I may well put it in my web site, along with all the source code. Google and Yahoo hit it enough.

> In this post I want to clear some things up and provide benchmarks as to
> why you should take "Write it in C" seriously.

This is a great post, and should at least be posted to a blog somewhere so
the masses who don't know about USENET can still find it on Google!

well, I didn't post the original post (though I did link to it). I
did post my take
on it. At it's core: write it in Ruby and if it's too slow, profile
it and rewrite the
slow parts (in C if need be). Rewriting the whole app in C when Ruby makes
cohabitating with C (or C++ or Objective C) so easy just seems pointless.

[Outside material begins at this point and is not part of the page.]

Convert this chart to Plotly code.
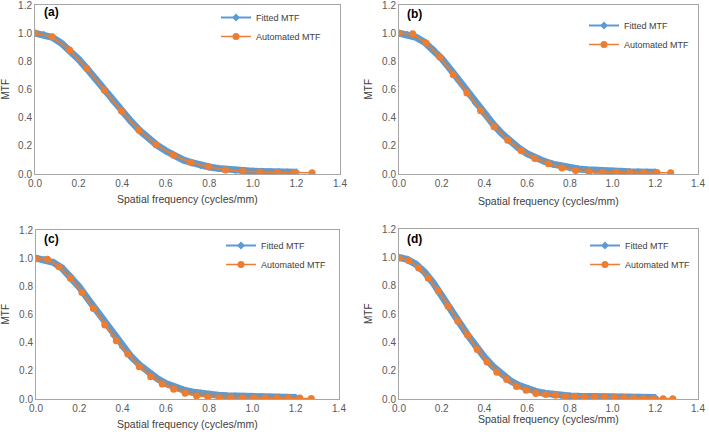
import plotly.graph_objects as go

# ---------------- data ----------------
panel_labels = ["(a)", "(b)", "(c)", "(d)"]
x_title = "Spatial frequency (cycles/mm)"
y_title = "MTF"
fitted_name = "Fitted MTF"
auto_name = "Automated MTF"

fit_x = [0.00, 0.04, 0.08, 0.12, 0.16, 0.20, 0.24, 0.28, 0.32, 0.36, 0.40,
         0.44, 0.48, 0.52, 0.56, 0.60, 0.64, 0.68, 0.72, 0.76, 0.80,
         0.84, 0.88, 0.92, 0.96, 1.00, 1.04, 1.08, 1.12, 1.16, 1.20]

fit_a = [1.00, 0.99, 0.97, 0.93, 0.875, 0.815, 0.745, 0.67, 0.59, 0.515, 0.44,
         0.375, 0.31, 0.255, 0.205, 0.165, 0.13, 0.10, 0.08, 0.062, 0.05,
         0.04, 0.032, 0.027, 0.023, 0.02, 0.018, 0.016, 0.015, 0.014, 0.013]
fit_b = [1.00, 0.99, 0.97, 0.935, 0.885, 0.82, 0.745, 0.665, 0.58, 0.50, 0.425,
         0.355, 0.29, 0.235, 0.185, 0.145, 0.115, 0.09, 0.07, 0.055, 0.044,
         0.036, 0.03, 0.025, 0.022, 0.02, 0.018, 0.016, 0.015, 0.014, 0.013]
fit_c = [1.00, 0.99, 0.97, 0.93, 0.87, 0.795, 0.71, 0.625, 0.535, 0.45, 0.37,
         0.30, 0.24, 0.19, 0.145, 0.11, 0.085, 0.065, 0.05, 0.04, 0.032,
         0.027, 0.023, 0.02, 0.018, 0.016, 0.015, 0.014, 0.013, 0.012, 0.011]
fit_d = [1.00, 0.985, 0.95, 0.895, 0.82, 0.735, 0.64, 0.545, 0.455, 0.37, 0.295,
         0.23, 0.175, 0.13, 0.097, 0.072, 0.054, 0.041, 0.032, 0.026, 0.022,
         0.019, 0.017, 0.016, 0.015, 0.014, 0.013, 0.012, 0.011, 0.010, 0.010]

auto_x_a = [0.000, 0.079, 0.159, 0.238, 0.318, 0.397, 0.477, 0.556, 0.636,
            0.715, 0.795, 0.874, 0.954, 1.033, 1.113, 1.192, 1.272]
auto_a = [1.00, 0.974, 0.88, 0.75, 0.596, 0.447, 0.312, 0.208, 0.133,
          0.083, 0.052, 0.028, 0.019, 0.014, 0.010, 0.010, 0.008]

auto_x_b = [0.000, 0.064, 0.127, 0.191, 0.254, 0.318, 0.382, 0.445, 0.509,
            0.572, 0.636, 0.700, 0.763, 0.827, 0.890, 0.954, 1.018, 1.081,
            1.145, 1.208, 1.272]
auto_b = [1.00, 0.995, 0.93, 0.83, 0.705, 0.575, 0.45, 0.335, 0.24,
          0.165, 0.11, 0.072, 0.043, 0.025, 0.015, 0.012, 0.012, 0.010,
          0.010, 0.010, 0.008]

auto_x_c = [0.000, 0.053, 0.106, 0.159, 0.212, 0.265, 0.318, 0.371, 0.424,
            0.477, 0.530, 0.583, 0.636, 0.689, 0.742, 0.795, 0.848, 0.901,
            0.954, 1.007, 1.060, 1.113, 1.166, 1.219, 1.272]
auto_c = [0.995, 0.993, 0.939, 0.858, 0.757, 0.643, 0.525, 0.414, 0.319,
          0.229, 0.158, 0.106, 0.069, 0.040, 0.021, 0.012, 0.008, 0.008,
          0.008, 0.008, 0.009, 0.009, 0.009, 0.007, 0.004]

auto_x_d = [0.000, 0.046, 0.092, 0.137, 0.183, 0.229, 0.275, 0.321, 0.366,
            0.412, 0.458, 0.504, 0.550, 0.595, 0.641, 0.687, 0.733, 0.779,
            0.824, 0.870, 0.916, 0.962, 1.008, 1.053, 1.099, 1.145, 1.191,
            1.237, 1.282]
auto_d = [0.995, 0.976, 0.924, 0.853, 0.764, 0.657, 0.551, 0.452, 0.350,
          0.262, 0.189, 0.137, 0.088, 0.061, 0.038, 0.031, 0.026, 0.019,
          0.017, 0.014, 0.014, 0.014, 0.012, 0.010, 0.007, 0.005, 0.002,
          0.001, 0.001]

x_tick_vals = [0.0, 0.2, 0.4, 0.6, 0.8, 1.0, 1.2, 1.4]
y_tick_vals = [0.0, 0.2, 0.4, 0.6, 0.8, 1.0, 1.2]

# ---------------- styling / layout ----------------
W, H = 709, 432
BLUE = "#5B9BD5"
ORANGE = "#ED7D31"
CORE = "#8E8E8E"
FONT = "Liberation Sans, Arial, sans-serif"

# plot boxes in pixels: (left, right, top, bottom)
boxes = [(35, 340, 5, 174), (399, 698, 5, 174),
         (36, 339, 230, 399), (399, 698, 229, 399)]

fits = [fit_a, fit_b, fit_c, fit_d]
autos = [(auto_x_a, auto_a), (auto_x_b, auto_b), (auto_x_c, auto_c), (auto_x_d, auto_d)]
legend_names = ["legend", "legend2", "legend3", "legend4"]
legend_px = [(216, 3), (584, 11), (221, 231), (585, 231)]
label_px = [(42, 12), (405, 14), (42, 239), (405, 239)]
xtitle_px = [199, 201, 424, 419]
ytitle_px = [5, 368, 5, 368]

fig = go.Figure()
layout = dict(width=W, height=H,
              margin=dict(l=0, r=0, t=0, b=0, pad=0, autoexpand=False),
              paper_bgcolor="white", plot_bgcolor="white",
              font=dict(family=FONT, size=10, color="#595959"))
annotations = []

for i in range(4):
    n = "" if i == 0 else str(i + 1)
    xa, ya = "x" + n, "y" + n
    L, R, T, B = boxes[i]
    layout["xaxis" + n] = dict(
        domain=[L / W, R / W], range=[0, 1.4], anchor=ya, automargin=False,
        tickvals=x_tick_vals, tickformat=".1f", showgrid=False, zeroline=False,
        showline=True, linecolor="#A6A6A6", linewidth=1, mirror=True,
        ticks="", ticklabeloverflow="allow",
        tickfont=dict(size=10, color="#595959"), fixedrange=True)
    layout["yaxis" + n] = dict(
        domain=[1 - B / H, 1 - T / H], range=[0, 1.2], anchor=xa, automargin=False,
        tickvals=y_tick_vals, tickformat=".1f", showgrid=False, zeroline=False,
        showline=True, linecolor="#A6A6A6", linewidth=1, mirror=True,
        ticks="", ticklabeloverflow="allow",
        tickfont=dict(size=10, color="#595959"), fixedrange=True)

    # fitted band (thick blue) + legend entry + grey core
    fig.add_trace(go.Scatter(x=fit_x, y=fits[i], mode="lines", xaxis=xa, yaxis=ya,
                             line=dict(color=BLUE, width=7), showlegend=False,
                             hoverinfo="skip"))
    fig.add_trace(go.Scatter(x=fit_x, y=fits[i], mode="lines+markers", xaxis=xa, yaxis=ya,
                             name=fitted_name, legend=legend_names[i],
                             line=dict(color=BLUE, width=2),
                             marker=dict(symbol="diamond", size=6, color=BLUE)))
    fig.add_trace(go.Scatter(x=fit_x, y=fits[i], mode="lines", xaxis=xa, yaxis=ya,
                             line=dict(color=CORE, width=3), showlegend=False,
                             hoverinfo="skip"))
    ax, ay = autos[i]
    fig.add_trace(go.Scatter(x=ax, y=ay, mode="lines+markers", xaxis=xa, yaxis=ya,
                             name=auto_name, legend=legend_names[i],
                             line=dict(color=ORANGE, width=1.5),
                             marker=dict(symbol="circle", size=7, color=ORANGE)))

    lx, ly = legend_px[i]
    layout[legend_names[i]] = dict(
        x=lx / W, y=1 - ly / H, xanchor="left", yanchor="top",
        bgcolor="rgba(0,0,0,0)", font=dict(size=9, color="#404040", family=FONT),
        itemwidth=30, tracegroupgap=0)

    px_, py_ = label_px[i]
    annotations.append(dict(text="<b>" + panel_labels[i] + "</b>", xref="paper", yref="paper",
                            x=px_ / W, y=1 - py_ / H, xanchor="left", yanchor="middle",
                            showarrow=False, font=dict(size=12, color="#000000")))
    annotations.append(dict(text=x_title, xref="paper", yref="paper",
                            x=(L + R) / 2 / W, y=1 - xtitle_px[i] / H,
                            xanchor="center", yanchor="middle", showarrow=False,
                            font=dict(size=10.5, color="#404040")))
    annotations.append(dict(text=y_title, xref="paper", yref="paper",
                            x=ytitle_px[i] / W, y=1 - (T + B) / 2 / H,
                            xanchor="center", yanchor="middle", showarrow=False,
                            textangle=-90, font=dict(size=10, color="#404040")))

layout["annotations"] = annotations
fig.update_layout(**layout)
fig.write_html("out.html",
               config={"displayModeBar": False},
               post_script="document.body.style.margin='0px';document.body.style.overflow='hidden';")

My post is at On Ruby: RubyInline, Making Making Things Faster Easier

···

On 7/26/06, Jay Levitt <jay+news@jay.fm> wrote:

On Wed, 26 Jul 2006 17:47:13 +0900, Peter Hickman wrote:

Jay

--
thanks,
-pate
-------------------------

This is the "value proposition" of the "Hot Spot" technology in the
Java Virtual Machine. On the fly, it looks for byte code sections that
get executed repeatedly and it then compiles them to object code,
thereby doing runtime optimization. This allows many Java server
processes to run with near-native speeds. When Ruby runs on a virtual
machine, planned for version 2, then Ruby can do that too. The JRuby
project will effectively accomplish the same goal.

···

On 7/26/06, benjohn@fysh.org <benjohn@fysh.org> wrote:

...

People talk about the 80:20 principle, but in my experience it's much
more like 99:1 for applications. 99% of the code uses 1% of the run
time. 1% of the code consumes 99% of the run time. That could be the
signal processing and graphics heavy applications that I have
experienced though.
...

--
Dean Wampler
http://www.objectmentor.com
http://www.aspectprogramming.com
http://www.contract4j.org

I will run your Ruby version and the Java version that I write and post the results here. Give us a week or so as I have other things to be doing.